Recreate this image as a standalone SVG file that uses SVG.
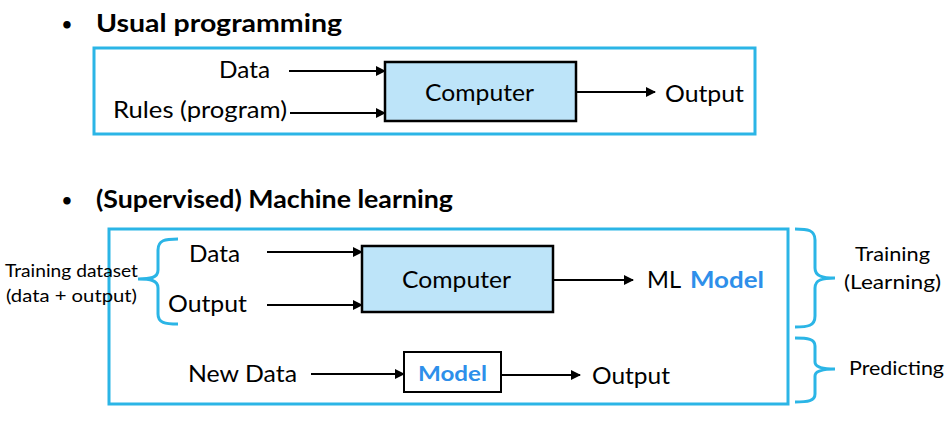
<svg xmlns="http://www.w3.org/2000/svg" width="948" height="432" viewBox="0 0 948 432">
<defs>
<marker id="ah" markerWidth="10" markerHeight="10" refX="9" refY="5" orient="auto" markerUnits="userSpaceOnUse"><path d="M0,0 L10,5 L0,10 z" fill="#000"/></marker>
<style>
text{font-family:Lato,"Open Sans","Liberation Sans",sans-serif;fill:#000}
.h{font-size:25px;font-weight:bold}
.bul{font-size:17px;font-weight:bold}
.t{font-size:23px}
.s{font-size:18px}
.r{font-size:20px}
.b{fill:#2e8fea;font-weight:bold}
.frame{fill:#fff;stroke:#2bb5e6;stroke-width:3}
.comp{fill:#bde4f9;stroke:#000;stroke-width:2.5}
.mod{fill:#fff;stroke:#000;stroke-width:2}
.brace{fill:none;stroke:#2bb5e6;stroke-width:3}
.c{stroke:#000;stroke-width:2;fill:none;marker-end:url(#ah)}
</style>
</defs>
<rect width="948" height="432" fill="#fff"/>
<g id="title1"><text x="62" y="30" class="bul">•</text><text x="96" y="32" class="h" textLength="246" lengthAdjust="spacingAndGlyphs">Usual programming</text></g>
<g id="frame1"><rect class="frame" x="94" y="48" width="661" height="86"/></g>
<g id="title2"><text x="62" y="206" class="bul">•</text><text x="96" y="208" class="h" textLength="357" lengthAdjust="spacingAndGlyphs">(Supervised) Machine learning</text></g>
<g id="frame2"><rect class="frame" x="109" y="229" width="679" height="175"/></g>

<g id="data1"><text x="219" y="78" class="t" textLength="51" lengthAdjust="spacingAndGlyphs">Data</text></g>
<g id="rules"><text x="113" y="118" class="t" textLength="174" lengthAdjust="spacingAndGlyphs">Rules (program)</text></g>
<g id="computer1"><rect class="comp" x="385" y="62" width="191" height="59"/><text x="425" y="101" class="t" textLength="109" lengthAdjust="spacingAndGlyphs">Computer</text></g>
<g id="output1"><text x="665" y="102" class="t" textLength="79" lengthAdjust="spacingAndGlyphs">Output</text></g>

<g id="dataset"><path class="brace" d="M178,239 C165,239 158,240 158,250 L158,270 C158,278 150,279 138,279 C150,279 158,280 158,288 L158,314 C158,323 165,324 178,324"/><text x="5" y="277" class="s" textLength="133" lengthAdjust="spacingAndGlyphs">Training dataset</text><text x="6" y="302" class="s" textLength="131" lengthAdjust="spacingAndGlyphs">(data + output)</text></g>
<g id="data2"><text x="189" y="262" class="t" textLength="51" lengthAdjust="spacingAndGlyphs">Data</text></g>
<g id="output2"><text x="168" y="312" class="t" textLength="79" lengthAdjust="spacingAndGlyphs">Output</text></g>
<g id="computer2"><rect class="comp" x="362" y="246" width="191" height="66"/><text x="402" y="288" class="t" textLength="109" lengthAdjust="spacingAndGlyphs">Computer</text></g>
<g id="mlmodel"><text x="647" y="288" class="t" textLength="34" lengthAdjust="spacingAndGlyphs">ML</text><text x="690" y="288" class="t b" textLength="74" lengthAdjust="spacingAndGlyphs">Model</text></g>
<g id="newdata"><text x="188" y="382" class="t" textLength="109" lengthAdjust="spacingAndGlyphs">New Data</text></g>
<g id="model"><rect class="mod" x="404" y="352" width="97" height="40"/><text x="418" y="381" class="t b" style="font-size:21px" textLength="69" lengthAdjust="spacingAndGlyphs">Model</text></g>
<g id="output3"><text x="592" y="384" class="t" textLength="78" lengthAdjust="spacingAndGlyphs">Output</text></g>

<g id="training"><path class="brace" d="M795,229 C808,229 815,230 815,240 L815,268 C815,276 822,278 835,278 C822,278 815,280 815,288 L815,316 C815,326 808,327 795,327"/><text x="855" y="261" class="r" textLength="75" lengthAdjust="spacingAndGlyphs">Training</text><text x="844" y="289" class="r" textLength="97" lengthAdjust="spacingAndGlyphs">(Learning)</text></g>
<g id="predicting"><path class="brace" d="M795,338 C808,338 815,339 815,346 L815,362 C815,367 822,369 835,369 C822,369 815,371 815,376 L815,394 C815,401 808,402 795,402"/><text x="849" y="375" class="r" textLength="95" lengthAdjust="spacingAndGlyphs">Predicting</text></g>

<g id="connectors">
<line class="c" x1="289" y1="71" x2="385" y2="71"/>
<line class="c" x1="290" y1="113" x2="385" y2="113"/>
<line class="c" x1="576" y1="92" x2="655" y2="92"/>
<line class="c" x1="267" y1="252" x2="362" y2="252"/>
<line class="c" x1="267" y1="305" x2="362" y2="305"/>
<line class="c" x1="553" y1="280" x2="633" y2="280"/>
<line class="c" x1="311" y1="374" x2="404" y2="374"/>
<line class="c" x1="501" y1="375" x2="580" y2="375"/>
</g>
</svg>
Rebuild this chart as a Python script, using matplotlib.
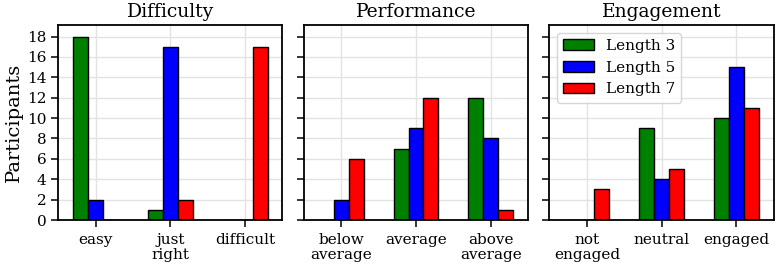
import numpy as np
import matplotlib
matplotlib.use("Agg")
import matplotlib.pyplot as plt

plt.rcParams["font.family"] = "DejaVu Serif"

titles = ["Difficulty", "Performance", "Engagement"]
categories = [
    ["easy", "just\nright", "difficult"],
    ["below\naverage", "average", "above\naverage"],
    ["not\nengaged", "neutral", "engaged"],
]
series_names = ["Length 3", "Length 5", "Length 7"]
colors = ["green", "blue", "red"]

# counts per panel: rows = Length 3, 5, 7
difficulty = [[18, 1, 0], [2, 17, 0], [0, 2, 17]]
performance = [[0, 7, 12], [2, 9, 8], [6, 12, 1]]
engagement = [[0, 9, 10], [0, 4, 15], [3, 5, 11]]
panels = [difficulty, performance, engagement]

fig, axes = plt.subplots(1, 3, figsize=(7.75, 2.67), dpi=100, sharey=True)
fig.subplots_adjust(left=0.075, right=0.9985, bottom=0.176, top=0.905, wspace=0.095)

width = 0.2
x = np.arange(3)
for ax, title, cats, data in zip(axes, titles, categories, panels):
    ax.set_axisbelow(True)
    ax.grid(True, color="#e3e3e3", linewidth=1)
    for i, (vals, name, c) in enumerate(zip(data, series_names, colors)):
        ax.bar(x + (i - 1) * width, vals, width, color=c, edgecolor="black",
               linewidth=1, label=name)
    ax.set_xticks(x)
    ax.set_xticklabels(cats, fontsize=11, linespacing=1.05)
    ax.set_title(title, fontsize=13.5)
    ax.set_xlim(-0.5, 2.5)
    ax.tick_params(length=5, width=1.1)
    ax.tick_params(axis="x", pad=4.5)
    for s in ax.spines.values():
        s.set_linewidth(1.3)

axes[0].set_ylim(0, 19.1)
axes[0].set_yticks(range(0, 19, 2))
axes[0].tick_params(axis="y", labelsize=11)
axes[0].set_ylabel("Participants", fontsize=14, labelpad=3)
axes[2].legend(loc="upper left", fontsize=11)

plt.savefig("out.png")
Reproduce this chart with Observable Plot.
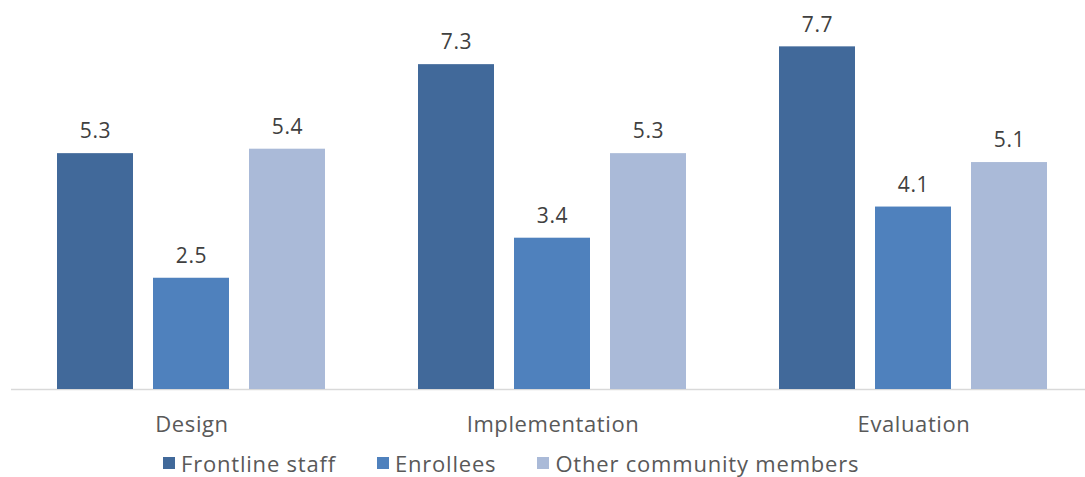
<!DOCTYPE html>
<html>
<head>
<meta charset="utf-8">
<script src="https://cdn.jsdelivr.net/npm/d3@7"></script>
<script src="https://cdn.jsdelivr.net/npm/@observablehq/plot@0.6"></script>
<style>
  html, body { margin: 0; padding: 0; background: #fff; }
  body { width: 1085px; height: 477px; overflow: hidden; font-family: "Open Sans", sans-serif; }
  #legend { display: flex; align-items: center; height: 36px; padding-left: 163px; font-size: 22px; letter-spacing: 0.8px; color: #595959; }
  .item { display: flex; align-items: center; margin-right: 41px; }
  .sw { width: 12px; height: 12px; margin-right: 6px; }
  svg text { letter-spacing: 0.6px; }
</style>
</head>
<body>
<div id="chart"></div>
<div id="legend"></div>
<script>
const groups = ["Design", "Implementation", "Evaluation"];
const series = ["Frontline staff", "Enrollees", "Other community members"];
const frontline = [5.3, 7.3, 7.7];
const enrollees = [2.5, 3.4, 4.1];
const other = [5.4, 5.3, 5.1];
const colors = ["#41699a", "#4f81bd", "#aabad8"];

const seriesValues = [frontline, enrollees, other];
const data = [];
groups.forEach((g, i) => series.forEach((s, j) => data.push({group: g, series: s, value: seriesValues[j][i]})));

const chart = Plot.plot({
  width: 1085,
  height: 445,
  marginLeft: 10,
  marginRight: -10,
  marginTop: 33,
  marginBottom: 56,
  style: {fontFamily: "'Open Sans', sans-serif", fontSize: "22px", color: "#595959", background: "#fff"},
  fx: {domain: groups, padding: 0, label: null, axis: "bottom", tickSize: 0, tickPadding: 27},
  x: {domain: series, axis: null, paddingInner: 0.208, paddingOuter: 0.484},
  y: {domain: [0, 8], axis: null},
  color: {domain: series, range: colors},
  marks: [
    Plot.ruleY([0], {stroke: "#d9d9d9", strokeWidth: 1.5}),
    Plot.barY(data, {fx: "group", x: "series", y: "value", fill: "series"}),
    Plot.text(data, {fx: "group", x: "series", y: "value", text: d => d.value.toFixed(1), dy: -22, fill: "#404040", fontSize: 21})
  ]
});
document.getElementById("chart").appendChild(chart);

const legend = document.getElementById("legend");
series.forEach((s, i) => {
  const it = document.createElement("div");
  it.className = "item";
  const sw = document.createElement("div");
  sw.className = "sw";
  sw.style.background = colors[i];
  const t = document.createElement("span");
  t.textContent = s;
  it.appendChild(sw);
  it.appendChild(t);
  legend.appendChild(it);
});
</script>
</body>
</html>
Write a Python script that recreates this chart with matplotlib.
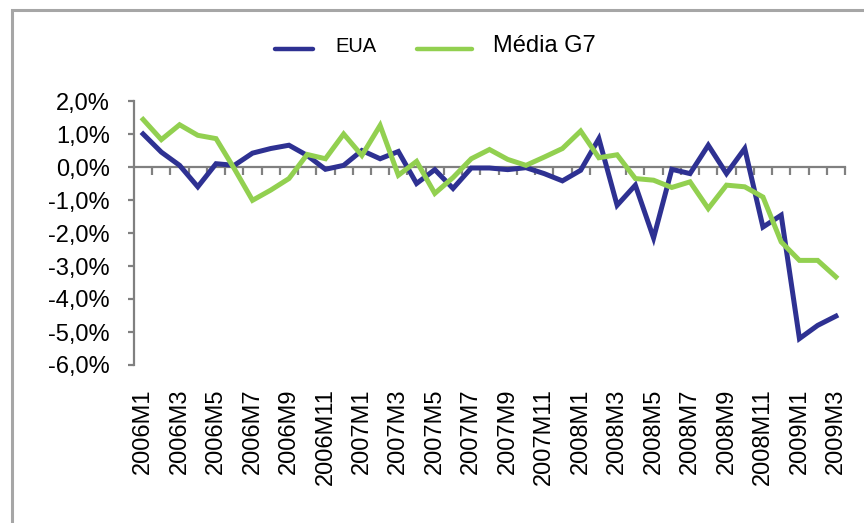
import matplotlib
matplotlib.use("Agg")
import matplotlib.pyplot as plt
from matplotlib.lines import Line2D
from matplotlib.patches import Rectangle

plt.rcParams['font.family'] = ['Liberation Sans', 'DejaVu Sans']

months = []
for y in (2006, 2007, 2008, 2009):
    for m in range(1, 13):
        months.append(f"{y}M{m}")
months = months[:39]  # 2006M1 .. 2009M3

eua = [1.00, 0.45, 0.05, -0.60, 0.10, 0.05, 0.42, 0.56, 0.66, 0.35,
       -0.07, 0.05, 0.50, 0.25, 0.47, -0.50, -0.08, -0.65, -0.03, -0.03,
       -0.08, -0.02, -0.20, -0.42, -0.10, 0.86, -1.16, -0.55, -2.15, -0.07,
       -0.20, 0.66, -0.20, 0.56, -1.82, -1.46, -5.20, -4.80, -4.52]
g7 = [1.44, 0.83, 1.28, 0.96, 0.86, -0.05, -1.01, -0.70, -0.35, 0.38,
      0.25, 1.00, 0.35, 1.26, -0.25, 0.17, -0.80, -0.32, 0.25, 0.53,
      0.23, 0.05, 0.30, 0.56, 1.09, 0.28, 0.37, -0.35, -0.40, -0.62,
      -0.45, -1.26, -0.55, -0.60, -0.91, -2.27, -2.83, -2.83, -3.33]
yticks = [-6, -5, -4, -3, -2, -1, 0, 1, 2]

W, H = 864, 523
fig = plt.figure(figsize=(W / 100, H / 100), dpi=100)

BLUE = "#2e3192"
GREEN = "#92d050"
GRAY = "#808080"

ax = fig.add_axes([134 / W, 1 - 365 / H, (845 - 134) / W, (365 - 101) / H])
x = list(range(len(months)))
ax.plot(x, eua, color=BLUE, lw=3.6, zorder=3, solid_joinstyle='miter')
ax.plot(x, g7, color=GREEN, lw=3.6, zorder=4, solid_joinstyle='miter')
ax.set_xlim(-0.5, len(months) - 0.5)
ax.set_ylim(-6, 2)

for s in ('top', 'right'):
    ax.spines[s].set_visible(False)
ax.spines['left'].set_color(GRAY)
ax.spines['left'].set_linewidth(1.6)
ax.spines['bottom'].set_position(('data', 0))
ax.spines['bottom'].set_color(GRAY)
ax.spines['bottom'].set_linewidth(1.6)

ax.set_yticks(yticks)
ax.set_yticklabels([f"{v:.1f}%".replace('.', ',') for v in yticks])
ax.tick_params(axis='y', direction='out', length=4.5, width=1.6, color=GRAY,
               labelsize=17, pad=13)
ax.set_xticks([i + 0.5 for i in x])
ax.tick_params(axis='x', direction='out', length=5.5, width=1.6, color=GRAY,
               labelbottom=False)

sec = ax.secondary_xaxis('bottom')
sec.set_xticks(x[::2])
sec.set_xticklabels(months[::2], rotation=90, fontsize=17)
sec.tick_params(length=0, pad=17)
sec.spines['bottom'].set_visible(False)

# outer frame (top and left edges visible)
fig.patches.append(Rectangle((11.5 / W, -0.1), 1.2, (1 - 10.5 / H) + 0.1,
                             transform=fig.transFigure, fill=False,
                             edgecolor="#a6a6a6", lw=2.2))

# legend
fig.add_artist(Line2D([275 / W, 313 / W], [1 - 49 / H, 1 - 49 / H],
                      color=BLUE, lw=3.2, solid_capstyle='round'))
fig.text(335 / W, 1 - 51.5 / H, "EUA", fontsize=14.5, va='baseline', ha='left')
fig.add_artist(Line2D([417 / W, 472 / W], [1 - 49 / H, 1 - 49 / H],
                      color=GREEN, lw=3.2, solid_capstyle='round'))
fig.text(493 / W, 1 - 51.5 / H, "Média G7", fontsize=17, va='baseline', ha='left')

fig.savefig("out.png", dpi=100)
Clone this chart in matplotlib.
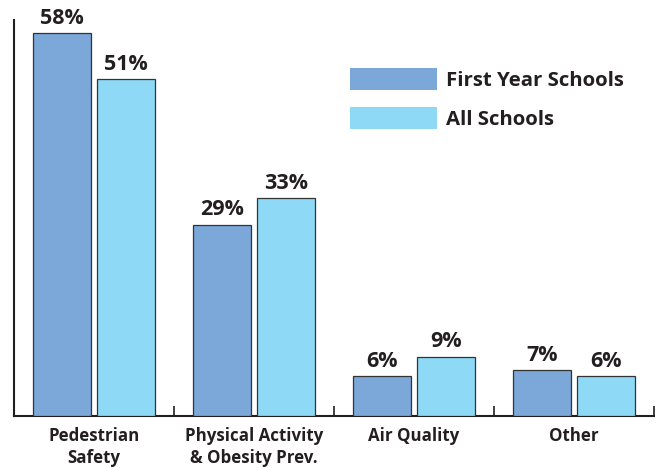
import matplotlib.pyplot as plt
import numpy as np
from matplotlib.patches import Patch

categories = ["Pedestrian\nSafety", "Physical Activity\n& Obesity Prev.", "Air Quality", "Other"]
first_year = [58, 29, 6, 7]
all_schools = [51, 33, 9, 6]
series_labels = ["First Year Schools", "All Schools"]
colors = ["#7BA7D9", "#8ED9F6"]

plt.rcParams["font.family"] = ["Open Sans", "DejaVu Sans"]

fig = plt.figure(figsize=(6.62, 4.68), dpi=100)
ax = fig.add_axes([14 / 662, 52 / 468, 640 / 662, 396 / 468])

x = np.arange(len(categories))
width = 0.36
offset = 0.2

for vals, dx, color in zip([first_year, all_schools], [-offset, offset], colors):
    bars = ax.bar(x + dx, vals, width, color=color, edgecolor="#333333", linewidth=0.9, zorder=3)
    for bar, val in zip(bars, vals):
        ax.annotate(
            f"{val}%",
            (bar.get_x() + bar.get_width() / 2, bar.get_height()),
            xytext=(0, 3),
            textcoords="offset points",
            ha="center",
            va="bottom",
            fontsize=15.5,
            fontweight="bold",
            color="#231f20",
        )

ax.set_xlim(-0.5, 3.5)
ax.set_ylim(0, 60)
ax.set_yticks([])
ax.set_xticks(np.arange(-0.5, 3.6, 1.0))
ax.set_xticklabels([])
ax.set_xticks(x, minor=True)
ax.set_xticklabels(categories, minor=True, fontsize=12.2, fontweight="bold", color="#231f20", linespacing=1.3)
ax.tick_params(axis="x", which="major", direction="in", length=7, width=1.2, color="#231f20")
ax.tick_params(axis="x", which="minor", length=0, pad=8)
ax.spines[["top", "right"]].set_visible(False)
ax.spines[["left", "bottom"]].set_linewidth(1.5)
ax.spines[["left", "bottom"]].set_color("#231f20")

handles = [Patch(facecolor=c, edgecolor="none", label=l) for c, l in zip(colors, series_labels)]
ax.legend(
    handles=handles,
    loc="upper left",
    bbox_to_anchor=((350 - 14) / 640, (416 - 68) / 396),
    frameon=False,
    borderpad=0,
    borderaxespad=0,
    prop={"weight": "bold", "size": 14.7},
    handlelength=4.26,
    handleheight=1.3,
    labelspacing=0.78,
    handletextpad=0.45,
    labelcolor="#231f20",
)

fig.savefig("out.png", dpi=100)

### Aim
Up in the listing, locate the line with "Write a Python"; print it and every line after it down to the line with "months = months[:39]", which is included too. Skip the pictures.

### Worked answer
Write a Python script that recreates this chart with matplotlib.
import matplotlib
matplotlib.use("Agg")
import matplotlib.pyplot as plt
from matplotlib.lines import Line2D
from matplotlib.patches import Rectangle

plt.rcParams['font.family'] = ['Liberation Sans', 'DejaVu Sans']

months = []
for y in (2006, 2007, 2008, 2009):
    for m in range(1, 13):
        months.append(f"{y}M{m}")
months = months[:39]  # 2006M1 .. 2009M3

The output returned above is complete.